To do
Copy nothing but the stretch that opens with the line containing "Convert this diagram to TikZ code." and closes with the line containing "la agitación\\durante 15". Keep pictures out.

Record extracts
###
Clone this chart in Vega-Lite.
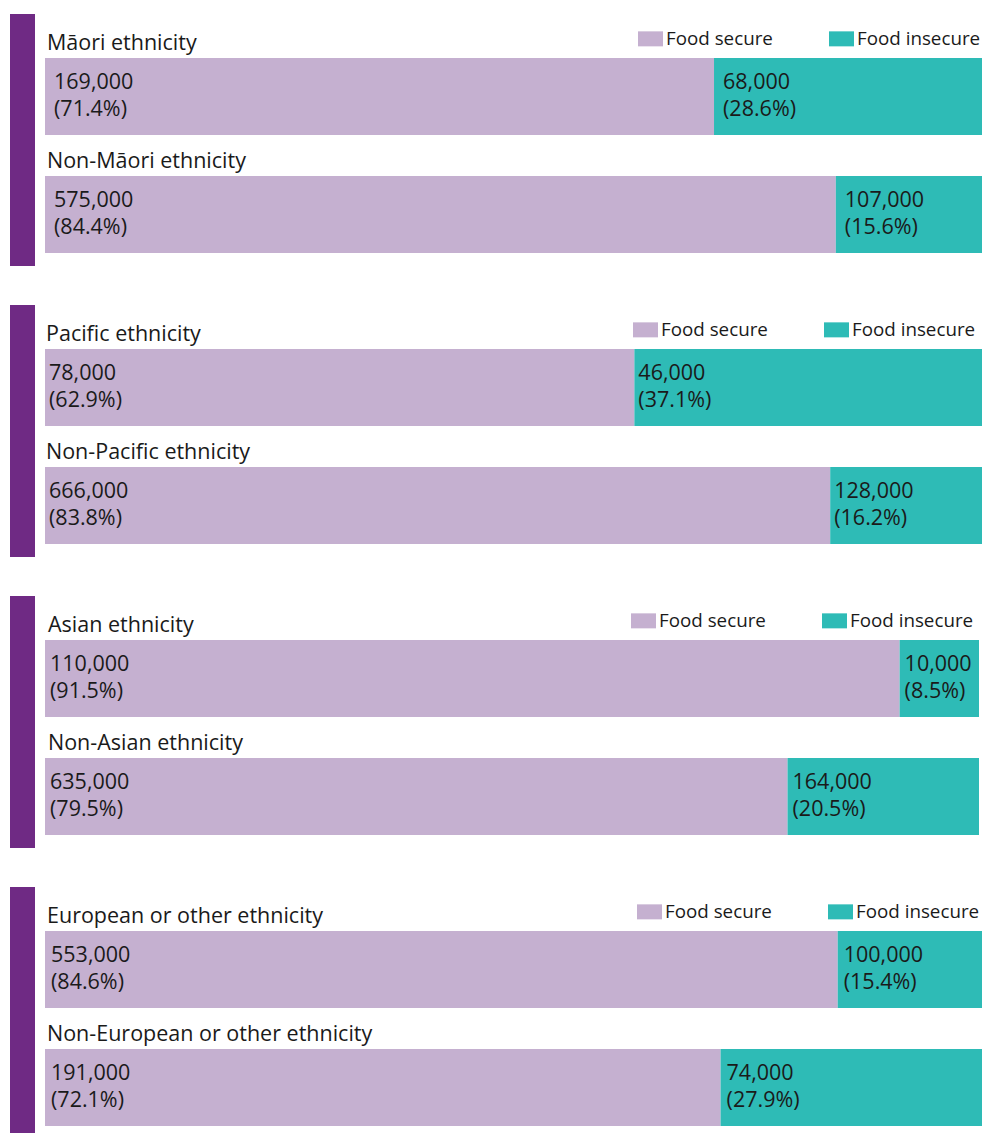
###
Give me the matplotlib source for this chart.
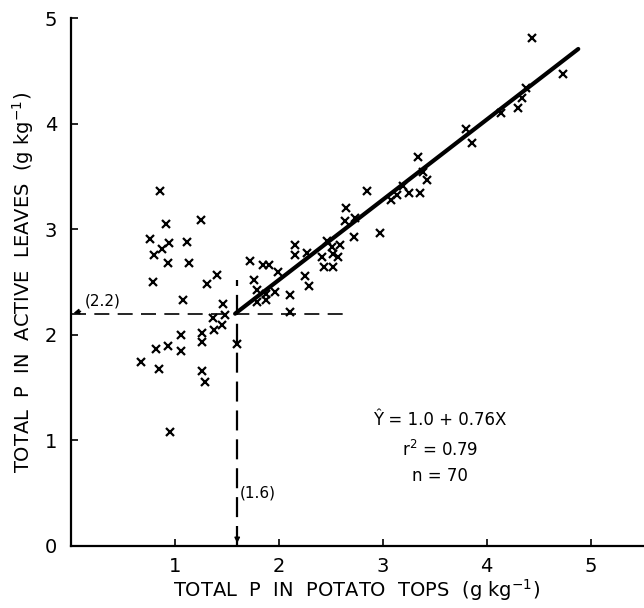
###
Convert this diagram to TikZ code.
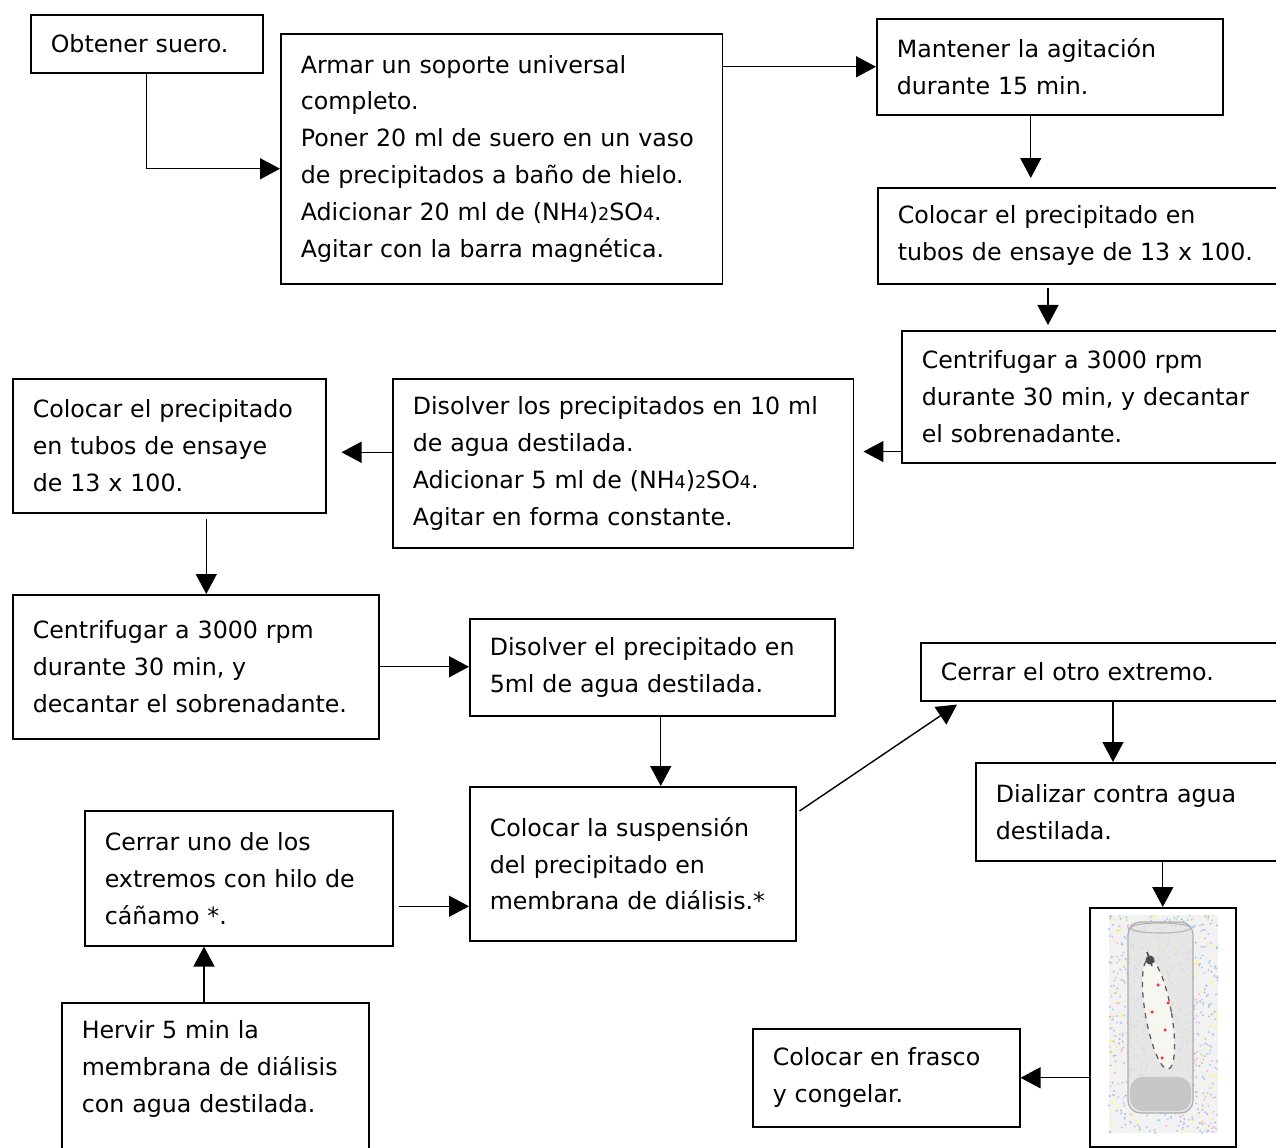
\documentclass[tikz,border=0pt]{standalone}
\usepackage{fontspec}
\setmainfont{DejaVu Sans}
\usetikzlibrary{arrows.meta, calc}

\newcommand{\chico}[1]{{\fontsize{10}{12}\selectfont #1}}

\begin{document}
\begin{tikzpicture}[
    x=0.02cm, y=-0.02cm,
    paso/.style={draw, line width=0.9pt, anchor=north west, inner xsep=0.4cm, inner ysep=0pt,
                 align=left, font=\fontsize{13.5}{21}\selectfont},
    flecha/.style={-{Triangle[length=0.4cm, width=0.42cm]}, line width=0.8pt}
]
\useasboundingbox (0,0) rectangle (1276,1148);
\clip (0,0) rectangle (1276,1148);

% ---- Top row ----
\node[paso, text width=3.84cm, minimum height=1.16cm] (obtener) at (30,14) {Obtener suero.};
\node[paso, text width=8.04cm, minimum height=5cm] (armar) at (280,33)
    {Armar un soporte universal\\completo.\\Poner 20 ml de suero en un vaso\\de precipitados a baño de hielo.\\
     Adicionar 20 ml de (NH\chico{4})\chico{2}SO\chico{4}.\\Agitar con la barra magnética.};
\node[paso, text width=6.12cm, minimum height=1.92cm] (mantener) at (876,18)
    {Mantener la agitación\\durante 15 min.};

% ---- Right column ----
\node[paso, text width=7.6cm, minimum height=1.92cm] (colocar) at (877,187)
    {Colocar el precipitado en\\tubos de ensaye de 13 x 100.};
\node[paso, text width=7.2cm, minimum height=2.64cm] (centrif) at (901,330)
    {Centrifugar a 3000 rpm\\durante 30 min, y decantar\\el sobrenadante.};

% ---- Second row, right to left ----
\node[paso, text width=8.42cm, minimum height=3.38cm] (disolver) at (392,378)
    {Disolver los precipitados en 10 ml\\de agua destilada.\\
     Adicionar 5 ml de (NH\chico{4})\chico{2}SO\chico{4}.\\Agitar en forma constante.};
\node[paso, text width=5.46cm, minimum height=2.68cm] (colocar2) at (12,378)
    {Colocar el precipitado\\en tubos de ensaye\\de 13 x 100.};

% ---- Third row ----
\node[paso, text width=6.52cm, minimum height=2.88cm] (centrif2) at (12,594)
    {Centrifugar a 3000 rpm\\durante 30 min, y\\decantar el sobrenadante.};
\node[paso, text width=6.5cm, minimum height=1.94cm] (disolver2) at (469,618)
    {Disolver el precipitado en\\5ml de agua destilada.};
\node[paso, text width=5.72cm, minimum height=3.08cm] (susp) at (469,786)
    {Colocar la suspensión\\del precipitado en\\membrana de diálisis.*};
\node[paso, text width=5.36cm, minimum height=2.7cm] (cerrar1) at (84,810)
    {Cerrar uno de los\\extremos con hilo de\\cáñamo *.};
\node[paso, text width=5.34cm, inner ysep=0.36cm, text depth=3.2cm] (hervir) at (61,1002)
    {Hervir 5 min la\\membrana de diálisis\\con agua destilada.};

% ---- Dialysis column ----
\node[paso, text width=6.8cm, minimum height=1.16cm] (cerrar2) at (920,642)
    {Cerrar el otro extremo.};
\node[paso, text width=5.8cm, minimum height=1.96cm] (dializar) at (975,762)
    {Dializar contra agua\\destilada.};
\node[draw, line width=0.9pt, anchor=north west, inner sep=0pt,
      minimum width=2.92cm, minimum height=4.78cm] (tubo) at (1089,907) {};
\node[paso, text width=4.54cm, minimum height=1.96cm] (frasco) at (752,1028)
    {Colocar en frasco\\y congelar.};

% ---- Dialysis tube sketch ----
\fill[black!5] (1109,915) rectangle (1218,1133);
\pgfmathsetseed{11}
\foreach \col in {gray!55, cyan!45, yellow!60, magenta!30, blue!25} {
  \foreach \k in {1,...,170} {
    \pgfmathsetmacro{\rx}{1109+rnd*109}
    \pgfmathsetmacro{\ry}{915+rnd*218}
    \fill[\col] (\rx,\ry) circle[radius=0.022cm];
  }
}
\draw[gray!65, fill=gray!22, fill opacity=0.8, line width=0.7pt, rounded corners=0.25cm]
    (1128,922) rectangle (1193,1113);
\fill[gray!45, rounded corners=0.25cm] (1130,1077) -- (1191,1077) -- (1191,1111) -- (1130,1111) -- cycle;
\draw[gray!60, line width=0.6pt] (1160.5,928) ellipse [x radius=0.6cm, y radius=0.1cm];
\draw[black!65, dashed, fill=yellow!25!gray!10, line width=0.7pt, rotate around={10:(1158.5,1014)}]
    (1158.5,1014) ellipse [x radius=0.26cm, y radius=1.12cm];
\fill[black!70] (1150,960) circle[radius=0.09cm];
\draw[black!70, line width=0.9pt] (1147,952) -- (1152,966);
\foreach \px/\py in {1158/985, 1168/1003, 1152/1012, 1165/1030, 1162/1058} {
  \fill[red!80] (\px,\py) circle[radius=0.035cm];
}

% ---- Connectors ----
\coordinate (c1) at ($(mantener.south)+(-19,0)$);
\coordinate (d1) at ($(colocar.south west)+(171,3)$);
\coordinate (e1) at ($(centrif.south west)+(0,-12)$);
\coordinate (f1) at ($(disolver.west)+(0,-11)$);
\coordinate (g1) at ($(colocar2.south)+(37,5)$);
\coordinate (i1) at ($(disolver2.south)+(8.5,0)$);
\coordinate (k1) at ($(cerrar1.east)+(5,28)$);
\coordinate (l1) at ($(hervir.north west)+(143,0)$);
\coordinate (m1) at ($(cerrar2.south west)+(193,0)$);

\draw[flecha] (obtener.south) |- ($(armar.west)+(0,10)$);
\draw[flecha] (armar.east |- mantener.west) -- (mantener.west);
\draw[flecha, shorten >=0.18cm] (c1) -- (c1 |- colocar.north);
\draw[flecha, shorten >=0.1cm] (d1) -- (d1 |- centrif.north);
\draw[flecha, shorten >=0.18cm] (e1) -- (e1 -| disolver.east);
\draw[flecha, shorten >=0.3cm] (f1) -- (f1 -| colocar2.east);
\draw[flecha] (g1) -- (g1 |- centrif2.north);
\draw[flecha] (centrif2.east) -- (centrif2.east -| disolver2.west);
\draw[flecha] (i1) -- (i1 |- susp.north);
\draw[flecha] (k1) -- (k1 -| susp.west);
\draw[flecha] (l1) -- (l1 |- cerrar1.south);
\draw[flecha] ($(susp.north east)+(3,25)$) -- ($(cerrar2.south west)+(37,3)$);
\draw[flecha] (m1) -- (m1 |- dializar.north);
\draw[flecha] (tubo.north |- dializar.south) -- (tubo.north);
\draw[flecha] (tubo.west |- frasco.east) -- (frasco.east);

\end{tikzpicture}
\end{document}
###
Correct result
Convert this diagram to TikZ code.
\documentclass[tikz,border=0pt]{standalone}
\usepackage{fontspec}
\setmainfont{DejaVu Sans}
\usetikzlibrary{arrows.meta, calc}

\newcommand{\chico}[1]{{\fontsize{10}{12}\selectfont #1}}

\begin{document}
\begin{tikzpicture}[
    x=0.02cm, y=-0.02cm,
    paso/.style={draw, line width=0.9pt, anchor=north west, inner xsep=0.4cm, inner ysep=0pt,
                 align=left, font=\fontsize{13.5}{21}\selectfont},
    flecha/.style={-{Triangle[length=0.4cm, width=0.42cm]}, line width=0.8pt}
]
\useasboundingbox (0,0) rectangle (1276,1148);
\clip (0,0) rectangle (1276,1148);

% ---- Top row ----
\node[paso, text width=3.84cm, minimum height=1.16cm] (obtener) at (30,14) {Obtener suero.};
\node[paso, text width=8.04cm, minimum height=5cm] (armar) at (280,33)
    {Armar un soporte universal\\completo.\\Poner 20 ml de suero en un vaso\\de precipitados a baño de hielo.\\
     Adicionar 20 ml de (NH\chico{4})\chico{2}SO\chico{4}.\\Agitar con la barra magnética.};
\node[paso, text width=6.12cm, minimum height=1.92cm] (mantener) at (876,18)
    {Mantener la agitación\\durante 15 min.};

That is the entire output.